The input
━━━━━━━━

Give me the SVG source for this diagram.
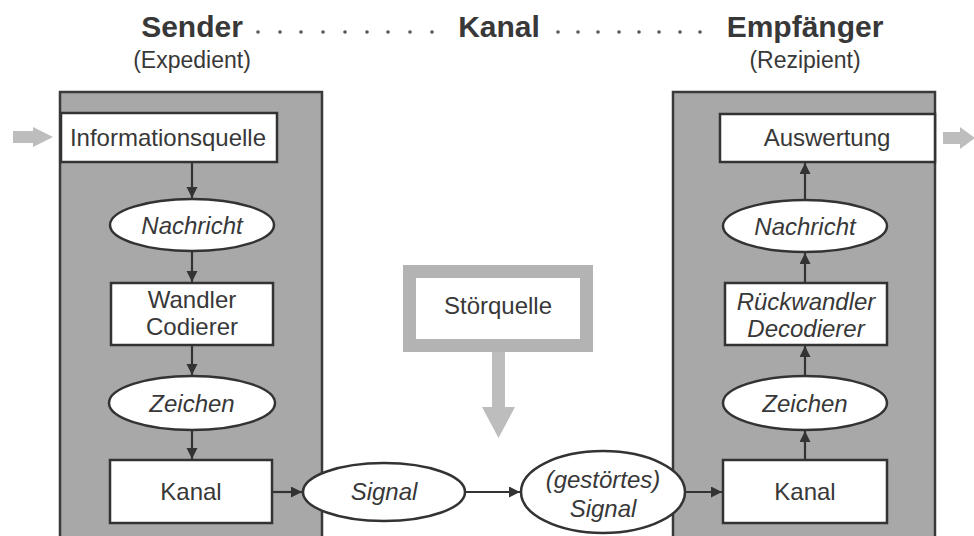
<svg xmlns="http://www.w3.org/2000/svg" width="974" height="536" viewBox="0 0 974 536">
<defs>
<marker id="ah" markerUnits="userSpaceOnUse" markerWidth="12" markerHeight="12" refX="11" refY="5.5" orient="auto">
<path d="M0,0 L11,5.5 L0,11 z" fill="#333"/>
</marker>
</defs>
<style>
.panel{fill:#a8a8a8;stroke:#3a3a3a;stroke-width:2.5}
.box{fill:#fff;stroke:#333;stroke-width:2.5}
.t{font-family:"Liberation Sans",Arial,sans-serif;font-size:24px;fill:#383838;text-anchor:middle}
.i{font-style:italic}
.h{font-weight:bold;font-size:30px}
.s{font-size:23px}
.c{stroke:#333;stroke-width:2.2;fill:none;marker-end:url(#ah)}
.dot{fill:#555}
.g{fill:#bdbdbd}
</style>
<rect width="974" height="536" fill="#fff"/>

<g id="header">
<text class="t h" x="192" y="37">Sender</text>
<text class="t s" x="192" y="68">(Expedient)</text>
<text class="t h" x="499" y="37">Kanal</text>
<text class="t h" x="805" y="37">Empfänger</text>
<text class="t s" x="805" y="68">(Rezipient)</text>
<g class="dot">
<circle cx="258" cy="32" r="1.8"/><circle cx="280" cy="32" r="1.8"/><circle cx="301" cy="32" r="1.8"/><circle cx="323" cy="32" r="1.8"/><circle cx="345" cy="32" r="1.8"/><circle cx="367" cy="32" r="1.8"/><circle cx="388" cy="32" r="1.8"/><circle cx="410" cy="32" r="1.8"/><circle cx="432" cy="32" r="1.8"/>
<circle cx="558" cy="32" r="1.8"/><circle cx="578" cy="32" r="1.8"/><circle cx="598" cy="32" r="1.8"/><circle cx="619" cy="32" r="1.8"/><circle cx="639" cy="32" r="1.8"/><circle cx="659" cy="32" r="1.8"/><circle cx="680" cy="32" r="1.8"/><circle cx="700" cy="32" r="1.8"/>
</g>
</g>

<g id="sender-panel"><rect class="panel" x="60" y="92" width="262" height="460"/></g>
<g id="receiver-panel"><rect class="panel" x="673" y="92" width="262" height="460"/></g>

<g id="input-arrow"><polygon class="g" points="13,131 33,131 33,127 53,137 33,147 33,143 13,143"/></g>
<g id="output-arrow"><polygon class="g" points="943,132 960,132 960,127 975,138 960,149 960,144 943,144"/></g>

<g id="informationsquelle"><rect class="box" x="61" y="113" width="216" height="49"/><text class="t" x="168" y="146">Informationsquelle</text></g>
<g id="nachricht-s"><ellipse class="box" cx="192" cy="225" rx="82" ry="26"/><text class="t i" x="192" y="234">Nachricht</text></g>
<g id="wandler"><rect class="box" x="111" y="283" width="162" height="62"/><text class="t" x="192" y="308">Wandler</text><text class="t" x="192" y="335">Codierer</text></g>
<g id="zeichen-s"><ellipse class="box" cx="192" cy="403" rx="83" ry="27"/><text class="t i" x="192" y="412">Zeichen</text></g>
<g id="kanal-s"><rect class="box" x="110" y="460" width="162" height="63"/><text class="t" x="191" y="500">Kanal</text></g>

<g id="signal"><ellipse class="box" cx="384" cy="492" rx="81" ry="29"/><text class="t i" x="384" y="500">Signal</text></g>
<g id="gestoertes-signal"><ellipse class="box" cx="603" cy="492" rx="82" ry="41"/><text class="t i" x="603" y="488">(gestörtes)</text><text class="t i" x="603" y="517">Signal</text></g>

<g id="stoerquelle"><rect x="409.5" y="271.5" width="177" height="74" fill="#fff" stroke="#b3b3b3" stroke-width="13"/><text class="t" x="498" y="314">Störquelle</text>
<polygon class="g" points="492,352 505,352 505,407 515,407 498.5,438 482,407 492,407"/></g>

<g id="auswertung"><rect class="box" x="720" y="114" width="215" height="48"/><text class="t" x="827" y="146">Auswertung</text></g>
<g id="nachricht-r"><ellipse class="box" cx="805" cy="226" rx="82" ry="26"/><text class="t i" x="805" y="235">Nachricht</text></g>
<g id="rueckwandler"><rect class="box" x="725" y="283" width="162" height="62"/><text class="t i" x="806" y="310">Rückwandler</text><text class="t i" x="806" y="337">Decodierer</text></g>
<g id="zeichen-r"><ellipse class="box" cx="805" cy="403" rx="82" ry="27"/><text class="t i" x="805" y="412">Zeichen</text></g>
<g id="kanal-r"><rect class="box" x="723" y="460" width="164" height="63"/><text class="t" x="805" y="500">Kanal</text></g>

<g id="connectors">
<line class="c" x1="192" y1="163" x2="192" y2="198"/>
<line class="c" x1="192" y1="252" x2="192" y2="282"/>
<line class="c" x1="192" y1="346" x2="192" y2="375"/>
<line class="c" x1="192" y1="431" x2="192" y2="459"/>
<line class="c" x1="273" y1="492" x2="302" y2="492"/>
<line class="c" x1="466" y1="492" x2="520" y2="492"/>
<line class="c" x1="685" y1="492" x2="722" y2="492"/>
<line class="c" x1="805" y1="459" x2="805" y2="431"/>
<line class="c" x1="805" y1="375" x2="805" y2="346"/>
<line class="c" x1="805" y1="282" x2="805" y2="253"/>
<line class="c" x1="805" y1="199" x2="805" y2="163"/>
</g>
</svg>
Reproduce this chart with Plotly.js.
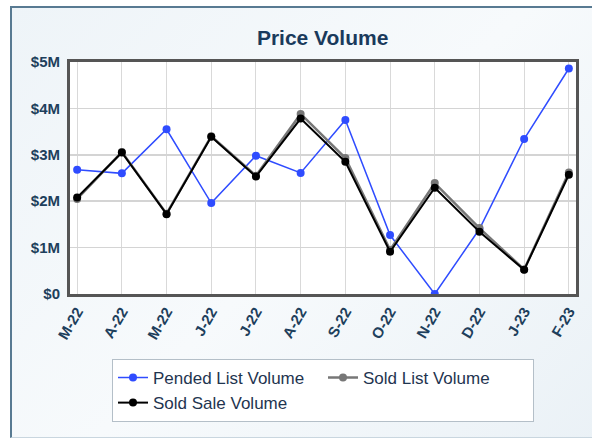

━━━━━━━━

Your task is to reproduce the entries above word for word, from the first line through the line with "960,132 960,127 975,138", and please leave out any pictures.

Give me the SVG source for this diagram.
<svg xmlns="http://www.w3.org/2000/svg" width="974" height="536" viewBox="0 0 974 536">
<defs>
<marker id="ah" markerUnits="userSpaceOnUse" markerWidth="12" markerHeight="12" refX="11" refY="5.5" orient="auto">
<path d="M0,0 L11,5.5 L0,11 z" fill="#333"/>
</marker>
</defs>
<style>
.panel{fill:#a8a8a8;stroke:#3a3a3a;stroke-width:2.5}
.box{fill:#fff;stroke:#333;stroke-width:2.5}
.t{font-family:"Liberation Sans",Arial,sans-serif;font-size:24px;fill:#383838;text-anchor:middle}
.i{font-style:italic}
.h{font-weight:bold;font-size:30px}
.s{font-size:23px}
.c{stroke:#333;stroke-width:2.2;fill:none;marker-end:url(#ah)}
.dot{fill:#555}
.g{fill:#bdbdbd}
</style>
<rect width="974" height="536" fill="#fff"/>

<g id="header">
<text class="t h" x="192" y="37">Sender</text>
<text class="t s" x="192" y="68">(Expedient)</text>
<text class="t h" x="499" y="37">Kanal</text>
<text class="t h" x="805" y="37">Empfänger</text>
<text class="t s" x="805" y="68">(Rezipient)</text>
<g class="dot">
<circle cx="258" cy="32" r="1.8"/><circle cx="280" cy="32" r="1.8"/><circle cx="301" cy="32" r="1.8"/><circle cx="323" cy="32" r="1.8"/><circle cx="345" cy="32" r="1.8"/><circle cx="367" cy="32" r="1.8"/><circle cx="388" cy="32" r="1.8"/><circle cx="410" cy="32" r="1.8"/><circle cx="432" cy="32" r="1.8"/>
<circle cx="558" cy="32" r="1.8"/><circle cx="578" cy="32" r="1.8"/><circle cx="598" cy="32" r="1.8"/><circle cx="619" cy="32" r="1.8"/><circle cx="639" cy="32" r="1.8"/><circle cx="659" cy="32" r="1.8"/><circle cx="680" cy="32" r="1.8"/><circle cx="700" cy="32" r="1.8"/>
</g>
</g>

<g id="sender-panel"><rect class="panel" x="60" y="92" width="262" height="460"/></g>
<g id="receiver-panel"><rect class="panel" x="673" y="92" width="262" height="460"/></g>

<g id="input-arrow"><polygon class="g" points="13,131 33,131 33,127 53,137 33,147 33,143 13,143"/></g>
<g id="output-arrow"><polygon class="g" points="943,132 960,132 960,127 975,138 960,149 960,144 943,144"/></g>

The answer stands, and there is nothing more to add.